Provided the pre-approval of the non-audit services is presented to the Audit Committee’s first scheduled meeting following such approval, such authority may be delegated by the Audit Committee to one or more independent members of the Audit Committee.

(e) Financial Reporting Processes

(i) In consultation with the external auditor, review with management the integrity of the Corporation’s financial reporting process, both internal and external.

(ii) Consider the external auditors’ judgments about the quality and appropriateness of the Corporation’s accounting principles as applied in its financial reporting.

(iii) Consider and approve, if appropriate, changes to the Corporation’s auditing and accounting principles and practices as suggested by the external auditor and management.

(iv) Review significant judgments made by management in the preparation of the financial statements and the view of the external auditor as to appropriateness of such judgments.

(v) Following completion of the annual audit, review separately with management and the external auditor any significant difficulties encountered during the course of the audit, including any restrictions on the scope of work or access to required information.

(vi) Review any significant disagreement among management and the external auditor in connection with the preparation of the financial statements.

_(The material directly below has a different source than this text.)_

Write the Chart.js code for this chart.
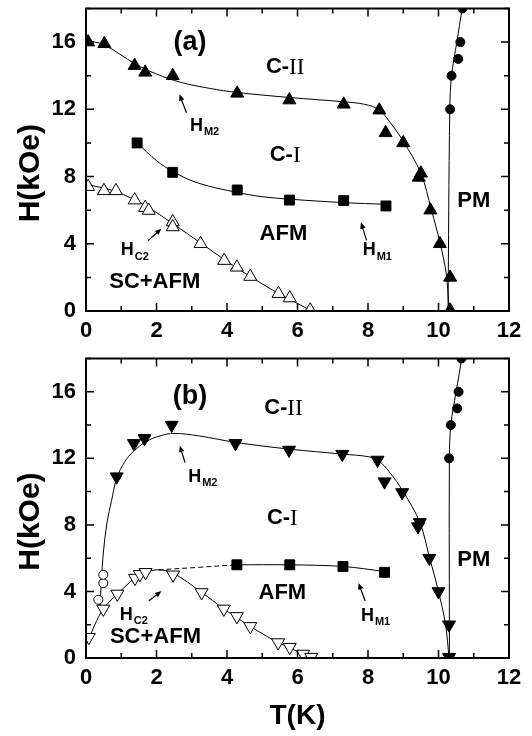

(vii) Review with the external auditor and management the extent to which changes and improvements in financial or accounting practices have been implemented.

(viii) Review any complaints or concerns about any questionable accounting, internal accounting controls or auditing matters.

(ix) Review the certification process.

(x) Establish a procedure for the confidential, anonymous submission by employees of the Corporation of concerns regarding questionable accounting or auditing matters.

(f) Other

Review any related-party transactions.